> Task brief
Write out each line word for word. Drop pictures.

:::::

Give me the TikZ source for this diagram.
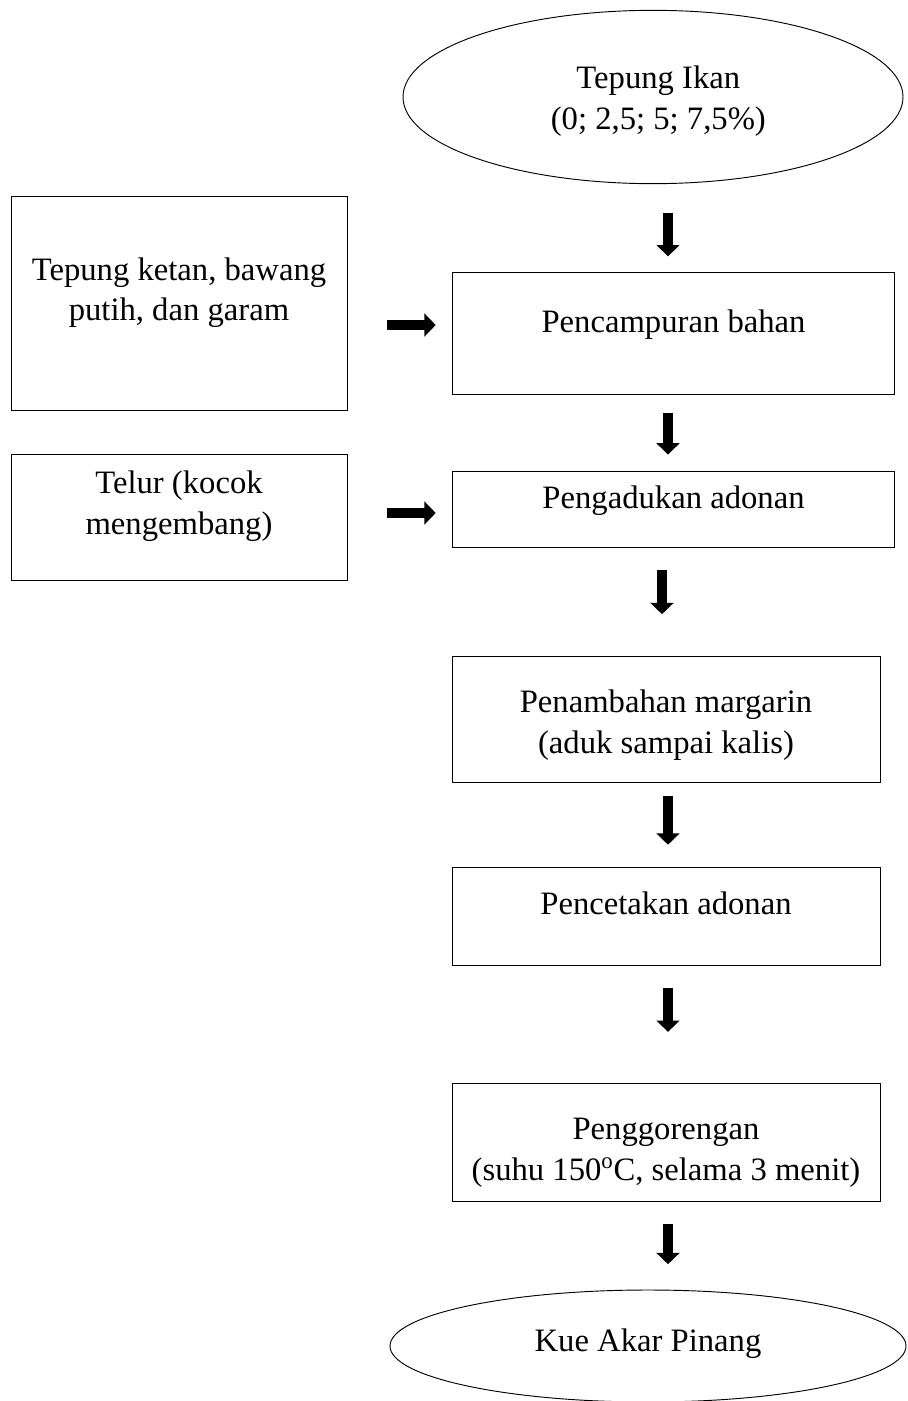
\documentclass[tikz,border=0pt]{standalone}
\usepackage{fontspec}
\setmainfont{Liberation Serif}
\usetikzlibrary{shapes.geometric, arrows.meta}

\begin{document}
\begin{tikzpicture}[x = 0.75pt, y = -0.75pt,
	font = \fontsize{24.5}{30.5}\selectfont,
	box/.style = {draw, line width = 0.7pt, inner sep = 0pt},
	oval/.style = {draw, ellipse, line width = 0.7pt, inner sep = 0pt},
	flow/.style = {line width = 7.5pt, -{Triangle[width = 17pt, length = 8.5pt]}}]

	% Canvas
	
	\useasboundingbox (0, 0) rectangle (907, 1401);

	% Arrow columns and rows
	
	\coordinate (axis) at (668, 0);
	\coordinate (axisB) at (662, 0);
	\coordinate (rowA) at (0, 325);
	\coordinate (rowB) at (0, 513);

	% Main input
	
	\node [oval, minimum width = 375pt, minimum height = 130pt,
		label = {[align = center, xshift = 4pt, yshift = -3pt]center:Tepung Ikan\\(0; 2,5; 5; 7,5\%)}] (ikan) at (653, 97) {};

	% Side inputs
	
	\node [box, minimum width = 252pt, minimum height = 161pt,
		label = {[align = center, yshift = 8pt]center:Tepung ketan, bawang\\putih, dan garam}] (ketan) at (179, 303.5) {};
	\node [box, minimum width = 252pt, minimum height = 94pt,
		label = {[align = center, yshift = 8.5pt]center:Telur (kocok\\mengembang)}] (telur) at (179, 517.5) {};

	% Process steps
	
	\node [box, minimum width = 332pt, minimum height = 91pt,
		label = {[yshift = 6.5pt]center:Pencampuran bahan}] (campur) at (673.5, 333.5) {};
	\node [box, minimum width = 332pt, minimum height = 57pt,
		label = {[yshift = 6pt]center:Pengadukan adonan}] (aduk) at (673.5, 509) {};
	\node [box, minimum width = 321pt, minimum height = 94.5pt,
		label = {[align = center, yshift = -4.5pt]center:Penambahan margarin\\(aduk sampai kalis)}] (margarin) at (666, 719) {};
	\node [box, minimum width = 321pt, minimum height = 73pt,
		label = {[yshift = 10pt]center:Pencetakan adonan}] (cetak) at (666, 916.5) {};
	\node [box, minimum width = 321pt, minimum height = 88.5pt,
		label = {[align = center, yshift = -8pt]center:Penggorengan\\(suhu 150\textsuperscript{o}C, selama 3 menit)}] (goreng) at (666, 1142) {};

	% Product
	
	\node [oval, minimum width = 387pt, minimum height = 84pt,
		label = {[yshift = 1.5pt]center:Kue Akar Pinang}] (kue) at (648, 1346) {};

	% Flow arrows
	
	\draw [flow, shorten <= 22pt, shorten >= 12pt] (ikan.south -| axis) -- (campur.north -| axis);
	\draw [flow, shorten <= 14pt, shorten >= 12pt] (campur.south -| axis) -- (aduk.north -| axis);
	\draw [flow, shorten <= 17pt, shorten >= 31pt] (aduk.south -| axisB) -- (margarin.north -| axisB);
	\draw [flow, shorten <= 10pt, shorten >= 17pt] (margarin.south -| axis) -- (cetak.north -| axis);
	\draw [flow, shorten <= 16.5pt, shorten >= 38pt] (cetak.south -| axis) -- (goreng.north -| axis);
	\draw [flow, shorten <= 17pt, shorten >= 19pt] (goreng.south -| axis) -- (kue.north -| axis);

	\draw [flow, shorten <= 30pt, shorten >= 12pt] (ketan.east |- rowA) -- (campur.west |- rowA);
	\draw [flow, shorten <= 30pt, shorten >= 12pt] (telur.east |- rowB) -- (aduk.west |- rowB);

\end{tikzpicture}
\end{document}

:::::

> Exercise response
Give me the TikZ source for this diagram.
\documentclass[tikz,border=0pt]{standalone}
\usepackage{fontspec}
\setmainfont{Liberation Serif}
\usetikzlibrary{shapes.geometric, arrows.meta}

\begin{document}
\begin{tikzpicture}[x = 0.75pt, y = -0.75pt,
	font = \fontsize{24.5}{30.5}\selectfont,
	box/.style = {draw, line width = 0.7pt, inner sep = 0pt},
	oval/.style = {draw, ellipse, line width = 0.7pt, inner sep = 0pt},
	flow/.style = {line width = 7.5pt, -{Triangle[width = 17pt, length = 8.5pt]}}]

	% Canvas
	
	\useasboundingbox (0, 0) rectangle (907, 1401);

	% Arrow columns and rows
	
	\coordinate (axis) at (668, 0);
	\coordinate (axisB) at (662, 0);
	\coordinate (rowA) at (0, 325);
	\coordinate (rowB) at (0, 513);

	% Main input
	
	\node [oval, minimum width = 375pt, minimum height = 130pt,
		label = {[align = center, xshift = 4pt, yshift = -3pt]center:Tepung Ikan\\(0; 2,5; 5; 7,5\%)}] (ikan) at (653, 97) {};

	% Side inputs
	
	\node [box, minimum width = 252pt, minimum height = 161pt,
		label = {[align = center, yshift = 8pt]center:Tepung ketan, bawang\\putih, dan garam}] (ketan) at (179, 303.5) {};
	\node [box, minimum width = 252pt, minimum height = 94pt,
		label = {[align = center, yshift = 8.5pt]center:Telur (kocok\\mengembang)}] (telur) at (179, 517.5) {};

	% Process steps
	
	\node [box, minimum width = 332pt, minimum height = 91pt,
		label = {[yshift = 6.5pt]center:Pencampuran bahan}] (campur) at (673.5, 333.5) {};
	\node [box, minimum width = 332pt, minimum height = 57pt,
		label = {[yshift = 6pt]center:Pengadukan adonan}] (aduk) at (673.5, 509) {};
	\node [box, minimum width = 321pt, minimum height = 94.5pt,
		label = {[align = center, yshift = -4.5pt]center:Penambahan margarin\\(aduk sampai kalis)}] (margarin) at (666, 719) {};
	\node [box, minimum width = 321pt, minimum height = 73pt,
		label = {[yshift = 10pt]center:Pencetakan adonan}] (cetak) at (666, 916.5) {};
	\node [box, minimum width = 321pt, minimum height = 88.5pt,
		label = {[align = center, yshift = -8pt]center:Penggorengan\\(suhu 150\textsuperscript{o}C, selama 3 menit)}] (goreng) at (666, 1142) {};

	% Product
	
	\node [oval, minimum width = 387pt, minimum height = 84pt,
		label = {[yshift = 1.5pt]center:Kue Akar Pinang}] (kue) at (648, 1346) {};

	% Flow arrows
	
	\draw [flow, shorten <= 22pt, shorten >= 12pt] (ikan.south -| axis) -- (campur.north -| axis);
	\draw [flow, shorten <= 14pt, shorten >= 12pt] (campur.south -| axis) -- (aduk.north -| axis);
	\draw [flow, shorten <= 17pt, shorten >= 31pt] (aduk.south -| axisB) -- (margarin.north -| axisB);
	\draw [flow, shorten <= 10pt, shorten >= 17pt] (margarin.south -| axis) -- (cetak.north -| axis);
	\draw [flow, shorten <= 16.5pt, shorten >= 38pt] (cetak.south -| axis) -- (goreng.north -| axis);
	\draw [flow, shorten <= 17pt, shorten >= 19pt] (goreng.south -| axis) -- (kue.north -| axis);

	\draw [flow, shorten <= 30pt, shorten >= 12pt] (ketan.east |- rowA) -- (campur.west |- rowA);
	\draw [flow, shorten <= 30pt, shorten >= 12pt] (telur.east |- rowB) -- (aduk.west |- rowB);

\end{tikzpicture}
\end{document}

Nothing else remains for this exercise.